Britain’s Somalis probably cost us well over £2.5bn a year in benefits, housing education, healthcare and policing. This is something that the media (especially the BBC) and politicians don’t often mention when telling us how good immigration is for Britain. If they do mention the Somalis, usually the story is about how Britain’s generous Somalis send around £100m a year to their extended families back in Somalia. Though given how few Somalis actually work, one might wonder where (benefits? crime?) that £100m comes from.

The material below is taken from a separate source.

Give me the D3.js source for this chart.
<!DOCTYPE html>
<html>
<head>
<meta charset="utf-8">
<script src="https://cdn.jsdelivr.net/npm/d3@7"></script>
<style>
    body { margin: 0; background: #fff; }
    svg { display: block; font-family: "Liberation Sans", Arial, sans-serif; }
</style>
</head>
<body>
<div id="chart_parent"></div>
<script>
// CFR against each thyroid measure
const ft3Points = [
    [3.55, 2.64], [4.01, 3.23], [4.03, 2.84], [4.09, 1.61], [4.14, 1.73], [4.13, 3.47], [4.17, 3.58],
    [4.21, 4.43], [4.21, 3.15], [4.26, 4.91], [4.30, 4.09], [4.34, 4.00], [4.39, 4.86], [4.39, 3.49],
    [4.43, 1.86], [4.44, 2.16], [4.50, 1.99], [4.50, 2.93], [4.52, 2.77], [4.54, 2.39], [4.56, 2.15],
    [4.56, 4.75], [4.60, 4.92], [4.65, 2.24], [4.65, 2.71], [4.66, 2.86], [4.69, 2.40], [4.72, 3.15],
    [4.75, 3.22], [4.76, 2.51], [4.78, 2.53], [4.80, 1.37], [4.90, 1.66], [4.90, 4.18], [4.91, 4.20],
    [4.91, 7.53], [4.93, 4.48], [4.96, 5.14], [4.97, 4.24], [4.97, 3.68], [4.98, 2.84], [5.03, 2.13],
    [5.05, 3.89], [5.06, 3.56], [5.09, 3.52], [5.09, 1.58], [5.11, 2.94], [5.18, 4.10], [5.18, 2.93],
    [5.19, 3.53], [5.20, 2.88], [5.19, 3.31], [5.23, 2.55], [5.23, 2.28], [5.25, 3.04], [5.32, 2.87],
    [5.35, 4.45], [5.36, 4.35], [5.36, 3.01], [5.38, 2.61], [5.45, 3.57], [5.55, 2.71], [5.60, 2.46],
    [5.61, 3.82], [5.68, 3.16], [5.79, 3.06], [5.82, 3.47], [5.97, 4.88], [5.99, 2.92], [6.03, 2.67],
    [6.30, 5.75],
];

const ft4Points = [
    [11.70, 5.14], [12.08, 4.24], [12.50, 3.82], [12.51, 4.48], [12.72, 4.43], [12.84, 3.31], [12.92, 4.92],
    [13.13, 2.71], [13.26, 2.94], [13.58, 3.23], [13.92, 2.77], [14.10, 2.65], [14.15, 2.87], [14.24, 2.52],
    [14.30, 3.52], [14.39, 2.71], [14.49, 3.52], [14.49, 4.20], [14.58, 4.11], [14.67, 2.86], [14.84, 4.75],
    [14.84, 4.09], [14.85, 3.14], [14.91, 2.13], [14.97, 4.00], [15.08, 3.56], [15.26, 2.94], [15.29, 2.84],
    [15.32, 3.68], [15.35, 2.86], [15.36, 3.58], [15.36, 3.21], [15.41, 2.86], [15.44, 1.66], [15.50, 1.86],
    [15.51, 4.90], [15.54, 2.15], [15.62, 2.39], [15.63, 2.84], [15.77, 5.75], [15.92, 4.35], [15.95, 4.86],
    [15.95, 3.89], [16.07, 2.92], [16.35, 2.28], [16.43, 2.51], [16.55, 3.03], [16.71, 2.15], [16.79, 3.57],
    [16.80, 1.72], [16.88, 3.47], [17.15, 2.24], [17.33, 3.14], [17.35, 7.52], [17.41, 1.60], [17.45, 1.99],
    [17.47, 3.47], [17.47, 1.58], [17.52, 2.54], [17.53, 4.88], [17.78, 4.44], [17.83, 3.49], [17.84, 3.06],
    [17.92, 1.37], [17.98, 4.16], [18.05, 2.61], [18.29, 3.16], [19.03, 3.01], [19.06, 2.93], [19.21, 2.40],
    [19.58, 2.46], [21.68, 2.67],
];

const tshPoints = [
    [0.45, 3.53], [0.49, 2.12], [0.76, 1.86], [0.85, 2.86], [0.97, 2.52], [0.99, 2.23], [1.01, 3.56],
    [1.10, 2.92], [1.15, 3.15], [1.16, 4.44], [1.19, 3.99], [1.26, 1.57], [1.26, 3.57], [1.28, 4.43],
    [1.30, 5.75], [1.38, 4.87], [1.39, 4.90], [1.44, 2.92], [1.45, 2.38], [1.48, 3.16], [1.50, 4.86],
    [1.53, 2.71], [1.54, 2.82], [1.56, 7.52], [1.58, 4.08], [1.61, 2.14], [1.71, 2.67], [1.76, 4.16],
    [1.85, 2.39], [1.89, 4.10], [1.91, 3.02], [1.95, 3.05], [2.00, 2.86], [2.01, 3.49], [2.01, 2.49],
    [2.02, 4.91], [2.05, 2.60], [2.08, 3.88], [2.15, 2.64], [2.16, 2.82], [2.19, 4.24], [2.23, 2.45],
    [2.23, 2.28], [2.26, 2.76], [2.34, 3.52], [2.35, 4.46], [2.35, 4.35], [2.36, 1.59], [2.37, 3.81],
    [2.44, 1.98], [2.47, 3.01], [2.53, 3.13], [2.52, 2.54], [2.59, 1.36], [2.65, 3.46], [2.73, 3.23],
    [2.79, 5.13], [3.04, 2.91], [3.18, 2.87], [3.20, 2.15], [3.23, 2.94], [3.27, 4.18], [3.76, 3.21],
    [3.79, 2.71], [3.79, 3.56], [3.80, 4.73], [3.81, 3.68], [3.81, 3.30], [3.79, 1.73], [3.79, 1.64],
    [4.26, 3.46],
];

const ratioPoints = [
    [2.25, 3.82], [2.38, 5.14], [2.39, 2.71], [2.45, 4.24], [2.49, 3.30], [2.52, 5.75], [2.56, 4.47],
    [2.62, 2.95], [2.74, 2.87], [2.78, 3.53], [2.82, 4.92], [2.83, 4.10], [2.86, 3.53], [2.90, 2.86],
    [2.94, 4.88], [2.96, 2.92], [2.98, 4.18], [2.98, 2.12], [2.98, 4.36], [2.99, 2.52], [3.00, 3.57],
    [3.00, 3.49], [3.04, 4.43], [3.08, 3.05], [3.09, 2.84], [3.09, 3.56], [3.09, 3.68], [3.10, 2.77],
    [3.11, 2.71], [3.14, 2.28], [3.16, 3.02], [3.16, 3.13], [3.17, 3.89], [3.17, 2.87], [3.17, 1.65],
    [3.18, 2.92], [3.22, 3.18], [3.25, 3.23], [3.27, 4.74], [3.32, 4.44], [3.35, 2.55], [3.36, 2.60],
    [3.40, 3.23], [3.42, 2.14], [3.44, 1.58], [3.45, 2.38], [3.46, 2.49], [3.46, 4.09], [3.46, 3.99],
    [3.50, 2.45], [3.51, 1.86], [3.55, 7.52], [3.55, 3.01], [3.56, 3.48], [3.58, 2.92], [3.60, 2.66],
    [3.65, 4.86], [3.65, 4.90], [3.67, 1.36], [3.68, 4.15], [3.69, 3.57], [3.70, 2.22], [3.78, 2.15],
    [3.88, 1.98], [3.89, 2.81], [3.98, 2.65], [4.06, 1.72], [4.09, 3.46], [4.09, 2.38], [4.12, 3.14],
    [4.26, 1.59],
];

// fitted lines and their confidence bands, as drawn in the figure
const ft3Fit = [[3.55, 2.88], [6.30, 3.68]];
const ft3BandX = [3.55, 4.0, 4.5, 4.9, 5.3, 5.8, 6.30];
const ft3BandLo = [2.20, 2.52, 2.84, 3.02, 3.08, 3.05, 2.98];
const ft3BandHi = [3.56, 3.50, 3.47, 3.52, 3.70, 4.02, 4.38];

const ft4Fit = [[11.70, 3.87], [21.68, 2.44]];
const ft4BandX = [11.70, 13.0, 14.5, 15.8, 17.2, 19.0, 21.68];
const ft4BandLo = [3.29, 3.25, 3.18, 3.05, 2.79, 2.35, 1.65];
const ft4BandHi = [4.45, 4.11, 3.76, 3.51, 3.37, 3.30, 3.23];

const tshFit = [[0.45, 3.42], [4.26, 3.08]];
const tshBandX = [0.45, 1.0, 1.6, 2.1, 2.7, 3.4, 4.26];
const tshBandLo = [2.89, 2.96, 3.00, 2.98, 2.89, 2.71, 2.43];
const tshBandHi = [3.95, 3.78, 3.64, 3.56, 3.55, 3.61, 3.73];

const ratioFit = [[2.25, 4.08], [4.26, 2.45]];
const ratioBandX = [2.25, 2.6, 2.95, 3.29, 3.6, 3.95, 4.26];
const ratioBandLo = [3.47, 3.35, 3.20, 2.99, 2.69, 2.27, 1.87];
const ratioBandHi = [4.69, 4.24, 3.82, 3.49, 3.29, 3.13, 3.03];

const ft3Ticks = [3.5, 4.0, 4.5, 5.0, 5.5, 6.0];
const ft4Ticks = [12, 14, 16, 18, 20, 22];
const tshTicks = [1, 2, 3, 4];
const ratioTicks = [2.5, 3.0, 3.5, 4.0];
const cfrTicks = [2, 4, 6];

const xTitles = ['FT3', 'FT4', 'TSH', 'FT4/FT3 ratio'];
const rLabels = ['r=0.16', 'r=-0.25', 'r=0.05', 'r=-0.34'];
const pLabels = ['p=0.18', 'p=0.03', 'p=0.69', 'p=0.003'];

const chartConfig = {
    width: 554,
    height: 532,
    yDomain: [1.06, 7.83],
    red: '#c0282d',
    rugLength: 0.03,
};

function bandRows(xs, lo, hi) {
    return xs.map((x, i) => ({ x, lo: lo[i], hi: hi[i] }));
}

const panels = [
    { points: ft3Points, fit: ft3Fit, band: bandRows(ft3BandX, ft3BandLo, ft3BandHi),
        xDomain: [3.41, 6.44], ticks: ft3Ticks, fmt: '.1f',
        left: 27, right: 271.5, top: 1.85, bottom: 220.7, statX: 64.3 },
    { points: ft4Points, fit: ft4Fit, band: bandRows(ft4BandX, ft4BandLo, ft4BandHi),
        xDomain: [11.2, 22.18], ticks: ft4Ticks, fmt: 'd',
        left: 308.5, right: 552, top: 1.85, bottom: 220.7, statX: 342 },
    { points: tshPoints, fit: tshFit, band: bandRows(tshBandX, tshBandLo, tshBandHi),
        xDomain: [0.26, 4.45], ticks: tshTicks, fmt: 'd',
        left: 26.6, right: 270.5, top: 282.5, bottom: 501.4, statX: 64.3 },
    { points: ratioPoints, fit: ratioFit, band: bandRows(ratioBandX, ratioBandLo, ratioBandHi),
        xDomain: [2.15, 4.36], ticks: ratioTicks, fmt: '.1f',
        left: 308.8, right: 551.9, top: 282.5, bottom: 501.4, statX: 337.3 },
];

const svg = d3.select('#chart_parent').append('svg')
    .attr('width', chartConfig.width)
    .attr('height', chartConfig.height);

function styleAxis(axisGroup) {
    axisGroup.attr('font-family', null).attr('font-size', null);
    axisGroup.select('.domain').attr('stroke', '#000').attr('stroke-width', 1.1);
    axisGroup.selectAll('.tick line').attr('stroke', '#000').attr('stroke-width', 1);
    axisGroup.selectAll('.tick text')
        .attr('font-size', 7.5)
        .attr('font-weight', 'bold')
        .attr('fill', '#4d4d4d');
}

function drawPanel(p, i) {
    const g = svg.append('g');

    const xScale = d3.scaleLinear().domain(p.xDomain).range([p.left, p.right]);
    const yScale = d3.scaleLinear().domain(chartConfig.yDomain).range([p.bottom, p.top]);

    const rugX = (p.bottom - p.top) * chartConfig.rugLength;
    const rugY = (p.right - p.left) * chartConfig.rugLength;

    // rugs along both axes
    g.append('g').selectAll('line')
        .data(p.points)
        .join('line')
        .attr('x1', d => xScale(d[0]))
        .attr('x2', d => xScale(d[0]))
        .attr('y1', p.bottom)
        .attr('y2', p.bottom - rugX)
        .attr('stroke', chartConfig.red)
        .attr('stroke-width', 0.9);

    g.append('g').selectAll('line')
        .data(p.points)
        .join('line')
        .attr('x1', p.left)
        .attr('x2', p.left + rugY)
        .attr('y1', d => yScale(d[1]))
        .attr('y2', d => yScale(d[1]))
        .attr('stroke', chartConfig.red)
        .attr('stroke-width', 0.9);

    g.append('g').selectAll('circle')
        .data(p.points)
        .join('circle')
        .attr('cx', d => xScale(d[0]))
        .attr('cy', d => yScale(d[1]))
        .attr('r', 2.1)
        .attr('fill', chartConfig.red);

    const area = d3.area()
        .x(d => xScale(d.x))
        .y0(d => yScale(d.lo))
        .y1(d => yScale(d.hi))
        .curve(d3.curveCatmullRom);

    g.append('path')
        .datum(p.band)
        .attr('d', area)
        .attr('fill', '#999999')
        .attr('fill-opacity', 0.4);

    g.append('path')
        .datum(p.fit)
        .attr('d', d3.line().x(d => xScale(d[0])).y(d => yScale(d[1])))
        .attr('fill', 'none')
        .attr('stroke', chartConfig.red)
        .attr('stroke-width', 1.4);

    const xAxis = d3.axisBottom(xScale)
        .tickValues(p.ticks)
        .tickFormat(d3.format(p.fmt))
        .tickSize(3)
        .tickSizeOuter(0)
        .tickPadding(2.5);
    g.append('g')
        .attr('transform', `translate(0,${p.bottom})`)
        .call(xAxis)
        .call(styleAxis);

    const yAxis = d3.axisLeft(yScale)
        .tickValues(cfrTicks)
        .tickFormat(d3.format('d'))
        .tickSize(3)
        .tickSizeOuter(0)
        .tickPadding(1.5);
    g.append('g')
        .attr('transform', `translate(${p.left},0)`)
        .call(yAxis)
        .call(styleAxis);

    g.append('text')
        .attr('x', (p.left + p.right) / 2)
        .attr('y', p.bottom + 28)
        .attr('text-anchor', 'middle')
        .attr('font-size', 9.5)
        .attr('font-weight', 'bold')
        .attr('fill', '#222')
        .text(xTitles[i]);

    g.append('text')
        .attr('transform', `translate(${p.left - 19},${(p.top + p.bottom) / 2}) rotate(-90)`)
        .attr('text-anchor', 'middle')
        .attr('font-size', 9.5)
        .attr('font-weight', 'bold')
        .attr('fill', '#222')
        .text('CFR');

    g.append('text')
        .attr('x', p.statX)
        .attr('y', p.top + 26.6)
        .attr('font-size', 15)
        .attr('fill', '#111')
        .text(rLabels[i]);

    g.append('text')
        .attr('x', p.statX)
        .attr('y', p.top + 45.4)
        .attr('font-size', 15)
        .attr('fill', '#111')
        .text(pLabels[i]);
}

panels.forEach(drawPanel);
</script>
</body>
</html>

But there is one bright light in this costly multicultural disaster – Mo Farah OBE. Mo was born in war-torn Somalia, but moved to Britain aged eight. And Britain has been good for Mo. I don’t know how much he’s cost us for his trainers and physiotherapists and sports psychologists and all the other things that have enabled him to achieve 2 Olympic gold medals.

mo1

A few million pounds? Probably. But wasn’t it worth it when we saw Mo proudly running along after his victories holding the British flag?

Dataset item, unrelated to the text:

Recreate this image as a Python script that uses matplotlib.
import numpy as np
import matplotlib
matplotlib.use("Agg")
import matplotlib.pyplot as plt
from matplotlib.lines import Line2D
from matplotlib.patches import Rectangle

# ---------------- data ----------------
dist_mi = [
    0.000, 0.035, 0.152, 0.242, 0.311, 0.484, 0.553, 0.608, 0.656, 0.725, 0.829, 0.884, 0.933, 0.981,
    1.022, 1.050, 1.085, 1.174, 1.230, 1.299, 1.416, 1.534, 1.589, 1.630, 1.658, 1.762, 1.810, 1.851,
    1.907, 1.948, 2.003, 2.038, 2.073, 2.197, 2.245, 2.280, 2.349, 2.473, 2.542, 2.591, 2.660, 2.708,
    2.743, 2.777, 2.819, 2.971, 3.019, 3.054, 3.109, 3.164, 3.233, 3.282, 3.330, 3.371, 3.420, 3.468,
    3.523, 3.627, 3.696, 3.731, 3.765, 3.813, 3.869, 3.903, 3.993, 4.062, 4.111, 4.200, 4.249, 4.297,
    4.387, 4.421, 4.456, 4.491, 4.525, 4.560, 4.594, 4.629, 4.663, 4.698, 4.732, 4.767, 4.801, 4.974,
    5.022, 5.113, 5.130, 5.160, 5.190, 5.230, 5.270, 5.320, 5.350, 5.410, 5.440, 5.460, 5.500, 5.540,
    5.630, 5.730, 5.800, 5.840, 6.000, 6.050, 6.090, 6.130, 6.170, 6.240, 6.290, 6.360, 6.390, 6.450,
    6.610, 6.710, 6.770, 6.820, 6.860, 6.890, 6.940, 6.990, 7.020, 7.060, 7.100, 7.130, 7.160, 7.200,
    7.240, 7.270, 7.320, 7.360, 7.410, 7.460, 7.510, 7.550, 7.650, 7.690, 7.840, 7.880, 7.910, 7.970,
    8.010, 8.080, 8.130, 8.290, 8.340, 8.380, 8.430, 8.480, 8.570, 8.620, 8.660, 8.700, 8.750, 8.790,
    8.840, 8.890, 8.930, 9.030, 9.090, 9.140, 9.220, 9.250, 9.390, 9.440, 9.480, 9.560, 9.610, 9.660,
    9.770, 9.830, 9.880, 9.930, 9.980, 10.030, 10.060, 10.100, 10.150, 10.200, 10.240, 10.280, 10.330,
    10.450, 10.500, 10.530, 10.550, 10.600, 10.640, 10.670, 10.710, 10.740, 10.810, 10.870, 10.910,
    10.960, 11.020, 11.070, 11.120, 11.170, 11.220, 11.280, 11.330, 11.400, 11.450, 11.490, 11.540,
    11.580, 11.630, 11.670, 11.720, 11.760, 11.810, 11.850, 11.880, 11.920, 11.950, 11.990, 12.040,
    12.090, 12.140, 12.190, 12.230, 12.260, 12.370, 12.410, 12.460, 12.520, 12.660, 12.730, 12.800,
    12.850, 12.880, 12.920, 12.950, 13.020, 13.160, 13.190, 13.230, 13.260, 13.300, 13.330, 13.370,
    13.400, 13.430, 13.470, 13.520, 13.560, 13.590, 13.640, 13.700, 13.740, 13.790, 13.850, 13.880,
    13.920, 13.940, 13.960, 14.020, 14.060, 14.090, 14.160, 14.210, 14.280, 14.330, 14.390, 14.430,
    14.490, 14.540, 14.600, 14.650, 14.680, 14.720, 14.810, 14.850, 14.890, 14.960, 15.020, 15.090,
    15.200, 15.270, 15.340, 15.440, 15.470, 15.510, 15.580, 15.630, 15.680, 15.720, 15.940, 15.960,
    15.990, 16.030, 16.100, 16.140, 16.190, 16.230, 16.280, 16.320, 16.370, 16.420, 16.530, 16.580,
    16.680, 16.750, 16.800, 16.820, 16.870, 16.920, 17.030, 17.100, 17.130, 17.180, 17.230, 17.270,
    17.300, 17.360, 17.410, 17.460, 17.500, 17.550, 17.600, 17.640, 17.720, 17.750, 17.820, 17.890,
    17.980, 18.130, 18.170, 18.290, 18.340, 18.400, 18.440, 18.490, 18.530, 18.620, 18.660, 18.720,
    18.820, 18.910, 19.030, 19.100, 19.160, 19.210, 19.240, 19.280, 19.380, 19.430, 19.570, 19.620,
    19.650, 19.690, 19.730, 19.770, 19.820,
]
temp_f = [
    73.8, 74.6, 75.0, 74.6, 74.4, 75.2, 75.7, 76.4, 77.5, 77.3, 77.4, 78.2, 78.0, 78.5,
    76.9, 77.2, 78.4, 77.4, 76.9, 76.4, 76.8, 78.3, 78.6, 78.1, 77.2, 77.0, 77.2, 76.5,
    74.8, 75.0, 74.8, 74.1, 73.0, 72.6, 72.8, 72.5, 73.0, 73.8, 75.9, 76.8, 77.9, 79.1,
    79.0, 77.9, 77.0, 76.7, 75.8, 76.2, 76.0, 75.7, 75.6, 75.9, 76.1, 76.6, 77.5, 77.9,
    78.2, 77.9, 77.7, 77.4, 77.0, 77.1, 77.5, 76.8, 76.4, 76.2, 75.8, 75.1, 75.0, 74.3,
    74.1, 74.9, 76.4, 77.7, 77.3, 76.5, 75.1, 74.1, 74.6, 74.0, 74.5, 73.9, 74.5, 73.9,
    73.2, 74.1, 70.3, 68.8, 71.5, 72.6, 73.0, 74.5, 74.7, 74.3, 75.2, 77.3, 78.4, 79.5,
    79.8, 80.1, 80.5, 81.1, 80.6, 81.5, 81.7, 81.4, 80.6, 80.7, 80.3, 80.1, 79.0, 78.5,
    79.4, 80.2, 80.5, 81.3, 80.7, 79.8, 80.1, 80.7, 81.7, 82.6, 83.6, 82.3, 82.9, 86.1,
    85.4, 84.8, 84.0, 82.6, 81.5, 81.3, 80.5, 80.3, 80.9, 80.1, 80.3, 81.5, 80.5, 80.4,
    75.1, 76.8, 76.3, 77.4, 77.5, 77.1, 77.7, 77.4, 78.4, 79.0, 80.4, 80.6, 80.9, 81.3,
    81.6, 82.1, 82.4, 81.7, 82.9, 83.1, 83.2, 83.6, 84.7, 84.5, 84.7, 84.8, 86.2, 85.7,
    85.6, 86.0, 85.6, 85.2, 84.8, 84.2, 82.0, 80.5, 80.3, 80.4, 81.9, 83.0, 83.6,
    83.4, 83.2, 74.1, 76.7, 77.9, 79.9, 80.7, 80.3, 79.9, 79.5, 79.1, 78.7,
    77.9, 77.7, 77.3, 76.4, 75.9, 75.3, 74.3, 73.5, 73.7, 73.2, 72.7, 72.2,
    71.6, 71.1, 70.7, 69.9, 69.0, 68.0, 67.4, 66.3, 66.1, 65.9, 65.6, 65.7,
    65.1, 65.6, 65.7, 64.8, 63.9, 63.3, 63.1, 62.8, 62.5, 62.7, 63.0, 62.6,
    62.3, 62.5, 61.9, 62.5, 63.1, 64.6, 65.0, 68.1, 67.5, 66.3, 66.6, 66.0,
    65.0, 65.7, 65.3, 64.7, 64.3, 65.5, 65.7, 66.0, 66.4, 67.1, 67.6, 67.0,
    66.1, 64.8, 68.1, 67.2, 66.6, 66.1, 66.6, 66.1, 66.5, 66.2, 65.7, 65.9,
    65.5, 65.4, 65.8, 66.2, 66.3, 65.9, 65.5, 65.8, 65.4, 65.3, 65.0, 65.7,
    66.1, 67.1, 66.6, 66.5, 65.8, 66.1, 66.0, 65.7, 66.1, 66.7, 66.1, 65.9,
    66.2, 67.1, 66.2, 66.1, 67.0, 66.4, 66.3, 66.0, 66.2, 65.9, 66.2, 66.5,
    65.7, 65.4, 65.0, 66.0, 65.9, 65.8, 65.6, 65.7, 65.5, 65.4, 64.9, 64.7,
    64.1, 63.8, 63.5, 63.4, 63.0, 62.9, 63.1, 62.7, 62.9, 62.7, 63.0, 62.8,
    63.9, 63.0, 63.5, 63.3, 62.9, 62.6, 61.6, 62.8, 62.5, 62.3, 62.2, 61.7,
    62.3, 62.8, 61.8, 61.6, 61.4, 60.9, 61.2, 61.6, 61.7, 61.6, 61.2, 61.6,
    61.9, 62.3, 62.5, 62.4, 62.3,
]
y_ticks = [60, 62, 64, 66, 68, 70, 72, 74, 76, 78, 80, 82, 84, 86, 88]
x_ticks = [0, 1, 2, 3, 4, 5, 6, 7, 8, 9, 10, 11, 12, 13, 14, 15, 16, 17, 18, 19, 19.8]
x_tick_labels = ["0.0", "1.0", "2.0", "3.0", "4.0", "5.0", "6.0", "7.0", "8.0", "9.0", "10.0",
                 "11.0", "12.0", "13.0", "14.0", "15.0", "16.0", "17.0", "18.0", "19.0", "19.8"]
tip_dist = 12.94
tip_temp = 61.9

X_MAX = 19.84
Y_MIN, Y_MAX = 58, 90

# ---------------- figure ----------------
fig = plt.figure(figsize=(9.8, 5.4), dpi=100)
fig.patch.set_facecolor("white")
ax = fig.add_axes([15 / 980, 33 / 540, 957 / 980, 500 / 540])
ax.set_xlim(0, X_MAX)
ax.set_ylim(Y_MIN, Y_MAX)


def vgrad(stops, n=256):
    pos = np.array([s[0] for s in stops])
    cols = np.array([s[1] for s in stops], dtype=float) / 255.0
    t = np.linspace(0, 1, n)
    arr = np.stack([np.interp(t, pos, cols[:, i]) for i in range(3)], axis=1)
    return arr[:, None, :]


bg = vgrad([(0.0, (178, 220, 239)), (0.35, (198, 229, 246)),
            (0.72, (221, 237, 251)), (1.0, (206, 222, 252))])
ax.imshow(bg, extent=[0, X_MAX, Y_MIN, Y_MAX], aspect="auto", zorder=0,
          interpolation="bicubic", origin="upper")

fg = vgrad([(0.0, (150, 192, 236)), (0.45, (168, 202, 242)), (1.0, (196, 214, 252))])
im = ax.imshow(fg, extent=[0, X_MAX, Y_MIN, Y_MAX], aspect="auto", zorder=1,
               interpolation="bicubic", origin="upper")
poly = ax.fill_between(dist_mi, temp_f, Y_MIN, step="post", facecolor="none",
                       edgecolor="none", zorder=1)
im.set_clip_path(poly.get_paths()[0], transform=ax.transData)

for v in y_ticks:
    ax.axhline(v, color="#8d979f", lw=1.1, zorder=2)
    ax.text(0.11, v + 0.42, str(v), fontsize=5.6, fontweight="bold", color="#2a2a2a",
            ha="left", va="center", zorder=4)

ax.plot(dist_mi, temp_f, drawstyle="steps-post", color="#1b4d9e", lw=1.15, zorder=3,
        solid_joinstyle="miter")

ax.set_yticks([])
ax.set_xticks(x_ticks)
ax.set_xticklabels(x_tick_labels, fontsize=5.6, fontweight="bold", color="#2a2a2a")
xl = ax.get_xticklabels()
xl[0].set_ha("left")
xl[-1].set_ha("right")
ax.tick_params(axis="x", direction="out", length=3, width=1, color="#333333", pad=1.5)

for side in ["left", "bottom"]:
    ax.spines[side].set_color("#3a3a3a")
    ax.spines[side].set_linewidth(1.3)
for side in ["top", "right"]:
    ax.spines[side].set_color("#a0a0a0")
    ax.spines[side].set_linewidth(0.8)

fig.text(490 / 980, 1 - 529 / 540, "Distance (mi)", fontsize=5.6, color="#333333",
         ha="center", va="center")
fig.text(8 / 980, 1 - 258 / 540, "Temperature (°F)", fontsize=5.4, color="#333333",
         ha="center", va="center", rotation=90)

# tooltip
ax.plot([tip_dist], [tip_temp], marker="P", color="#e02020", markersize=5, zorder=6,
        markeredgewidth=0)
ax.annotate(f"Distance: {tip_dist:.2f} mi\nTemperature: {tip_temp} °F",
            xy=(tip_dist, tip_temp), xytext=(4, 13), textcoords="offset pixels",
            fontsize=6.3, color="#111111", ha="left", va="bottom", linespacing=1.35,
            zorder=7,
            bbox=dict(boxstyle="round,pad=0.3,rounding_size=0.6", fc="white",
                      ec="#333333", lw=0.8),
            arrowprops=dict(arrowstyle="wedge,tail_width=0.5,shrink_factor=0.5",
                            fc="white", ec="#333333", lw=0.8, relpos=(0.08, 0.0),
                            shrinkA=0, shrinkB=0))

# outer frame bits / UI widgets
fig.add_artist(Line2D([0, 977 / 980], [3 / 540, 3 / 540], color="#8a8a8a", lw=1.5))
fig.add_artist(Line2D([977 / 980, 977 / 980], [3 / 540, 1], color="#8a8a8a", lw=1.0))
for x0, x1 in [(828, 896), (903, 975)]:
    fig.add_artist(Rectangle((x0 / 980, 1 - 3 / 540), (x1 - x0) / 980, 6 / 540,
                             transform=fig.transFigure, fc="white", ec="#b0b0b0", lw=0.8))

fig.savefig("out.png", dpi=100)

And anyway, with Mo Farah projected to earn over £10m in the next few years, we’ll surely get some of that money back in taxes from Mo to show his gratitude about how well Britain has treated him? Umm, well, maybe not. You see our Mo has reportedly recently applied to HMRC to change his place of residence from Britain to the US and this will save him millions in tax.

The athlete, who lives in Teddington, London, has continually spoken of his pride at representing Britain. He once said: “It’s where I grew up. I don’t know nothing but England.” But his non-residency ­application names Portland, Oregon – where he trains – as his main home with wife Tania, her daughter Rihanna and their 17-month-old twins Aisha and Amani.

He has sponsorship deals with Virgin Media, Quorn, Lucozade and Nike, earning him millions and gets about £250,000 a time for running in exhibition events. Mo was paid £250,000 for running only half last year’s London Marathon. I imagine he’ll be getting as much, if not more, for running the full London Marathon today. But if his claim to live in the US is accepted by HMRC, not much of Mo Farah’s huge income will go to the British taxman.

Run, Mo, run! Away from the British taxman!

3 comments to Run, Mo, run! Away from the taxman!

  • taxxxedtothemaxxx

    I always use the old adage that we would all do it if we could. He has been out in Portland for a few years now so how he’s only just cottoned on to this tax dodge must mean he’s only just taken on an accountant who has advised him to do this…

    But it does seem a bit off taking all that lotery funding e.c.t and not putting anything back in when one hits the big time…

  • Brillo

    Why is he even eligable to run for the UK, he didn’t come to treasure island until he was eight. What a perverse world we live in.

  • Paul Gee

    Surely his tax residency will be a matter of fact and not choice if he spending little time in the UK and becomes a US tax resident by virtue of the time spent there each year? And the US is not exactly a tax haven! They have 40% rate on high earners.

    If he had moved to (or claimed residence of) Bermuda or British Vigin Islands or even the Isle of Man, you might have a point.